A new breakdown lane will be built just three feet from the 180-year-old cemetery.

KENNEBUNK (AP) – After seeing nothing but miles and miles of pine trees, the sight of a tiny cemetery in a clearing near Exit 3 always serves to grab the attention of weary motorists.

The cemetery dating back more than 100 years will become even more prominent as the turnpike widening resumes this spring: The extra lanes will bring the toll road within 3 to 5 feet of the cemetery.

For some tourists, the cemetery is as much a signal of one’s arrival in Maine as the sign that says, “Maine: The Way Life Should Be.”

“A lot of people tell us they don’t feel they’ve really arrived in Maine until they see that cemetery,” said Dan Paradee, spokesman for the Maine Turnpike Authority in Portland.

The turnpike authority had hoped to avoid disturbing the cemetery as part of the toll road’s $135 million expansion from four lanes to six lanes along a 30-mile stretch between York and Portland.

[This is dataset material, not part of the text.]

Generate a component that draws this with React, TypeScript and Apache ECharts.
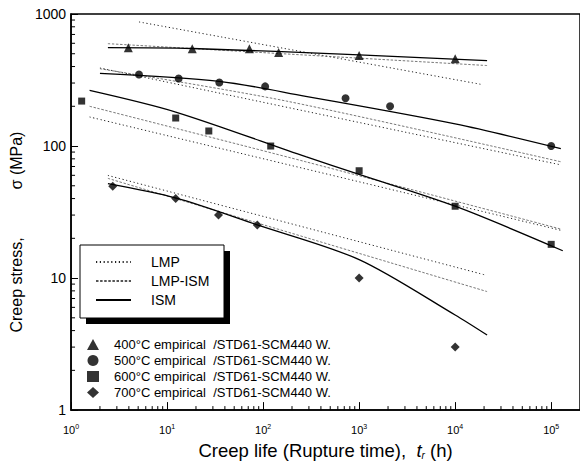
import React, { useEffect, useRef } from 'react';
import * as echarts from 'echarts';

const FONT = '"Liberation Sans", Arial, Helvetica, sans-serif';

// Axis ticks
const xTickExponents = [0, 1, 2, 3, 4, 5];
const yTickLabels = ['1', '10', '100', '1000'];
const minorMultipliers = [2, 3, 4, 5, 6, 7, 8, 9];
const X_MAX = 5.3;
const Y_MAX = 3;

// Empirical data (rupture time h, stress MPa)
const name400 = '400°C empirical  /STD61-SCM440 W.';
const name500 = '500°C empirical  /STD61-SCM440 W.';
const name600 = '600°C empirical  /STD61-SCM440 W.';
const name700 = '700°C empirical  /STD61-SCM440 W.';

const life400 = [3.95, 18.3, 72, 145, 1000, 10000];
const stress400 = [556, 546, 546, 510, 484, 459];
const life500 = [5.1, 13.2, 35, 105, 722, 2100, 100000];
const stress500 = [348, 325, 303, 283, 230, 200, 100];
const life600 = [1.29, 12.3, 27.2, 120, 1000, 10000, 100000];
const stress600 = [219, 163, 130, 100, 65, 35, 18];
const life700 = [2.72, 12.3, 34.3, 87, 1000, 10000];
const stress700 = [49.5, 40, 30, 25.2, 10, 3.0];

// Model curves
const ismLife400 = [2.42, 18.3, 1000, 21500];
const ismStress400 = [556, 548, 490, 444];
const lmpIsmLife400 = [2.42, 21500];
const lmpIsmStress400 = [596, 407];
const lmpLife400 = [5.1, 18700];
const lmpStress400 = [871, 293];

const ismLife500 = [2, 35, 278, 10000, 126000];
const ismStress500 = [355, 309, 238, 147, 95.5];
const lmpIsmLife500 = [2, 175, 126000];
const lmpIsmStress500 = [385, 219, 76];
const lmpLife500 = [2, 126000];
const lmpStress500 = [390, 72];

const ismLife600 = [1.56, 12.3, 278, 1000, 10000, 132000];
const ismStress600 = [264, 181, 83, 61, 35, 16.1];
const lmpIsmLife600 = [1.56, 278, 126000];
const lmpIsmStress600 = [200, 76, 23.5];
const lmpLife600 = [1.56, 126000];
const lmpStress600 = [166, 23];

const ismLife700 = [2.42, 12.3, 87, 1000, 10000, 21500];
const ismStress700 = [52, 40.5, 25.3, 13.8, 5.25, 3.7];
const lmpIsmLife700 = [2.42, 21500];
const lmpIsmStress700 = [56.9, 7.9];
const lmpLife700 = [2.42, 20100];
const lmpStress700 = [59.9, 10.6];

const lg = (v: number) => Math.log10(v);
const pts = (xs: number[], ys: number[]) => xs.map((x, i) => [lg(x), lg(ys[i])]);

const lmpStyle = { color: '#222', width: 1, type: [1.2, 2.6] as any };
const lmpIsmStyle = { color: '#555', width: 0.8, type: [2.5, 1.6] as any };
const ismStyle = { color: '#000', width: 1.3, type: 'solid' as any };

function lineSeries(name: string, xs: number[], ys: number[], style: any) {
  return {
    type: 'line',
    name,
    data: pts(xs, ys),
    symbol: 'none',
    smooth: 0.3,
    lineStyle: style,
    itemStyle: { color: 'rgba(0,0,0,0)', borderWidth: 0 },
    silent: true,
    z: 3,
  };
}

function scatterSeries(name: string, xs: number[], ys: number[], symbol: string, size: number) {
  return {
    type: 'scatter',
    name,
    data: pts(xs, ys),
    symbol,
    symbolSize: size,
    itemStyle: { color: '#000' },
    z: 4,
  };
}

const xMinor: number[] = [];
xTickExponents.forEach((n) => minorMultipliers.forEach((k) => {
  const v = lg(k * Math.pow(10, n));
  if (v < X_MAX) xMinor.push(v);
}));
const yMinor: number[] = [];
[0, 1, 2].forEach((n) => minorMultipliers.forEach((k) => yMinor.push(lg(k * Math.pow(10, n)))));

export default function App() {
  const ref = useRef<HTMLDivElement>(null);
  useEffect(() => {
    if (!ref.current) return;
    const chart = echarts.init(ref.current, undefined, { renderer: 'svg' });
    const option: any = {
      animation: false,
      backgroundColor: '#fff',
      textStyle: { fontFamily: FONT },
      grid: {
        left: 58, top: 14, width: X_MAX * 99, height: 400,
        show: true, borderColor: '#000', borderWidth: 1.5, backgroundColor: 'transparent',
      },
      xAxis: {
        type: 'value', min: 0, max: X_MAX, interval: 1,
        axisLine: { show: true, lineStyle: { color: '#000', width: 1.5 } },
        axisTick: { show: true, inside: true, length: 8, lineStyle: { color: '#000', width: 1 } },
        splitLine: { show: false },
        axisLabel: {
          margin: 13,
          showMaxLabel: false,
          formatter: (v: number) => (Number.isInteger(v) && xTickExponents.includes(v) ? `{b|10}{s|${v}}` : ''),
          rich: {
            b: { fontSize: 11, fontFamily: FONT, color: '#000' },
            s: { fontSize: 7, fontFamily: FONT, color: '#000', padding: [0, 0, 7, 0] },
          },
        },
        name: '{n|Creep life (Rupture time),  }{t|t}{r|r}{n| (h)}',
        nameLocation: 'middle',
        nameGap: 28,
        nameTextStyle: {
          rich: {
            n: { fontSize: 18.5, fontFamily: FONT, color: '#000' },
            t: { fontSize: 18.5, fontFamily: FONT, color: '#000', fontStyle: 'italic' },
            r: { fontSize: 10, fontFamily: FONT, color: '#000', fontStyle: 'italic', padding: [10, 0, 0, 0] },
          },
        },
      },
      yAxis: {
        type: 'value', min: 0, max: Y_MAX, interval: 1,
        axisLine: { show: true, lineStyle: { color: '#000', width: 1.5 } },
        axisTick: { show: true, inside: true, length: 7, lineStyle: { color: '#000', width: 1 } },
        splitLine: { show: false },
        axisLabel: {
          margin: 5,
          color: '#000',
          fontSize: 14,
          fontFamily: FONT,
          formatter: (v: number) => yTickLabels[v] ?? '',
        },
        name: '{a|Creep stress,}{g| }{b|σ (MPa)}',
        nameLocation: 'middle',
        nameGap: 26,
        nameTextStyle: {
          padding: [0, 40, 0, 0],
          rich: {
            a: { fontSize: 16, fontFamily: FONT, color: '#000' },
            g: { fontSize: 16, width: 48 },
            b: { fontSize: 16, fontFamily: FONT, color: '#000' },
          },
        },
      },
      legend: [
        {
          data: ['LMP', 'LMP-ISM', 'ISM'],
          orient: 'vertical', left: 95, top: 255, padding: 0,
          itemWidth: 35, itemHeight: 14, itemGap: 5,
          selectedMode: false, z: 10,
          itemStyle: { color: 'rgba(0,0,0,0)', borderWidth: 0, opacity: 0 },
          textStyle: { fontSize: 14, fontFamily: FONT, color: '#000', padding: [0, 0, 0, 15] },
        },
        {
          data: [name400, name500, name600, name700],
          orient: 'vertical', left: 87, top: 338, padding: 0,
          itemWidth: 12, itemHeight: 11, itemGap: 3,
          selectedMode: false, z: 10,
          textStyle: { fontSize: 13, fontFamily: FONT, color: '#000', padding: [0, 0, 0, 10] },
        },
      ],
      graphic: [
        { type: 'rect', z: 8, shape: { x: 86, y: 251, width: 144, height: 73 }, style: { fill: '#000' } },
        { type: 'rect', z: 9, shape: { x: 80, y: 245, width: 144, height: 73 }, style: { fill: '#fff', stroke: '#000', lineWidth: 1 } },
      ],
      series: [
        lineSeries('LMP', lmpLife400, lmpStress400, lmpStyle),
        lineSeries('LMP-ISM', lmpIsmLife400, lmpIsmStress400, lmpIsmStyle),
        lineSeries('ISM', ismLife400, ismStress400, ismStyle),
        lineSeries('LMP', lmpLife500, lmpStress500, lmpStyle),
        lineSeries('LMP-ISM', lmpIsmLife500, lmpIsmStress500, lmpIsmStyle),
        lineSeries('ISM', ismLife500, ismStress500, ismStyle),
        lineSeries('LMP', lmpLife600, lmpStress600, lmpStyle),
        lineSeries('LMP-ISM', lmpIsmLife600, lmpIsmStress600, lmpIsmStyle),
        lineSeries('ISM', ismLife600, ismStress600, ismStyle),
        lineSeries('LMP', lmpLife700, lmpStress700, lmpStyle),
        lineSeries('LMP-ISM', lmpIsmLife700, lmpIsmStress700, lmpIsmStyle),
        lineSeries('ISM', ismLife700, ismStress700, ismStyle),
        scatterSeries(name400, life400, stress400, 'triangle', 9),
        scatterSeries(name500, life500, stress500, 'circle', 8),
        scatterSeries(name600, life600, stress600, 'rect', 7),
        scatterSeries(name700, life700, stress700, 'diamond', 9),
        {
          type: 'custom', name: 'xMinorTicks', silent: true, clip: false, z: 5,
          data: xMinor.map((v) => [v, 0]),
          renderItem: (_p: any, api: any) => {
            const c = api.coord([api.value(0), 0]);
            return { type: 'line', shape: { x1: c[0], y1: c[1], x2: c[0], y2: c[1] - 4 }, style: { stroke: '#000', lineWidth: 1 } };
          },
        },
        {
          type: 'custom', name: 'yMinorTicks', silent: true, clip: false, z: 5,
          data: yMinor.map((v) => [0, v]),
          renderItem: (_p: any, api: any) => {
            const c = api.coord([0, api.value(1)]);
            return { type: 'line', shape: { x1: c[0], y1: c[1], x2: c[0] + 4, y2: c[1] }, style: { stroke: '#000', lineWidth: 1 } };
          },
        },
      ],
    };
    chart.setOption(option);
    return () => chart.dispose();
  }, []);
  return <div ref={ref} style={{ position: 'absolute', left: 0, top: 0, width: 580, height: 465 }} />;
}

John Roberts, right-of-way manager for the turnpike authority, said engineers were relieved to learn that the additional 12-foot travel lane and 12-foot breakdown lane would not encroach upon the cemetery.

That spared turnpike officials from the only other option they had: moving the entire cemetery to another location.

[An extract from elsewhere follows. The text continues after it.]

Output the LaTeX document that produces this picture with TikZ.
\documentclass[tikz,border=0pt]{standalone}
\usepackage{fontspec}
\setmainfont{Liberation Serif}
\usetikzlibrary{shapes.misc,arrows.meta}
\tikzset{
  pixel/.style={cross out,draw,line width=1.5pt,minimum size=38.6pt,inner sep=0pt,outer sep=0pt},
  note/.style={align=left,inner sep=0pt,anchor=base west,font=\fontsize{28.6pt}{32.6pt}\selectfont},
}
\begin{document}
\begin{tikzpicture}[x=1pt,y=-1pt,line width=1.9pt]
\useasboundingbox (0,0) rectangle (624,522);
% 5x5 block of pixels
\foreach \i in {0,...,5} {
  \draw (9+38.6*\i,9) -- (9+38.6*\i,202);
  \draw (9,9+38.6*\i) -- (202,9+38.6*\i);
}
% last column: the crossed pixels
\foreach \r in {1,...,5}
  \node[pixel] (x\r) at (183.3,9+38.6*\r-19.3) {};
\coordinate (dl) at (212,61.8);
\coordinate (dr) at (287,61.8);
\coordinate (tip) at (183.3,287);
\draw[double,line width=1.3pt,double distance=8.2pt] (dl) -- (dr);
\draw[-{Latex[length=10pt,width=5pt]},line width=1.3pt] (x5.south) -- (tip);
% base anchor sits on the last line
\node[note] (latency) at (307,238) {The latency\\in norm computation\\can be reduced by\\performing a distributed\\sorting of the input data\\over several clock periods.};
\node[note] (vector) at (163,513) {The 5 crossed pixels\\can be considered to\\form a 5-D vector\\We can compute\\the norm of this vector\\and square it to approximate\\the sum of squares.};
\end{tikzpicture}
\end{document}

The 20-by-60-foot cemetery, which has 20 headstones, is formally known as the Mitchell-Hatch cemetery.

The first person to be buried there was Obediah Hatch, who was born in 1730 and died in 1819. The last person to be buried there was Eunice Littlefield, who died on Oct. 25, 1883.

Turnpike officials went to great lengths to research the cemetery, which is inactive and surrounded by trees.

There is no way to get to the cemetery other than walking through the woods; there’s no evidence that there was ever a road leading to it, said Roberts, who has tromped around the site.

As part of the widening, the Maine Turnpike Authority will install a guard rail to protect the cemetery.

The authority also will replace bent and broken railings and repair the granite posts bordering the cemetery. The headstones will be sealed to protect them from pollution and road salt.

In the winter, a chain link fence will be added to prevent snow from plows from covering the cemetery.

The part of the widening that will bring turnpike near the cemetery covers 2.3 miles between Wells and Kennebunk, Paradee said.

Contractors also plan to complete another 1.7-mile stretch of widening between Saco and Biddeford, and to finish the last two of 18 bridge projects needed to support the expanded lanes, he said.

That’ll leave only a widening of another 6 miles, mostly in Arundel, to complete the project in the summer of 2004.

In Kennebunk, the goal is to improve the appearance of the Mitchell-Hatch cemetery but not to make it so pretty that shutterbugs stop for a picture, something that would create a safety hazard, Paradee said.

Residents of Kennebunk seem to be satisfied by efforts to avoid desecrating the cemetery, said Town Manager Barry Tibbetts.

Like others, Tibbetts recalls the oddity of seeing the cemetery on his trips to Maine each summer when he was a boy.

“It’s a highly visible landmark coming into Maine,” said Tibbetts, who added, “It’s going to become much more visible.”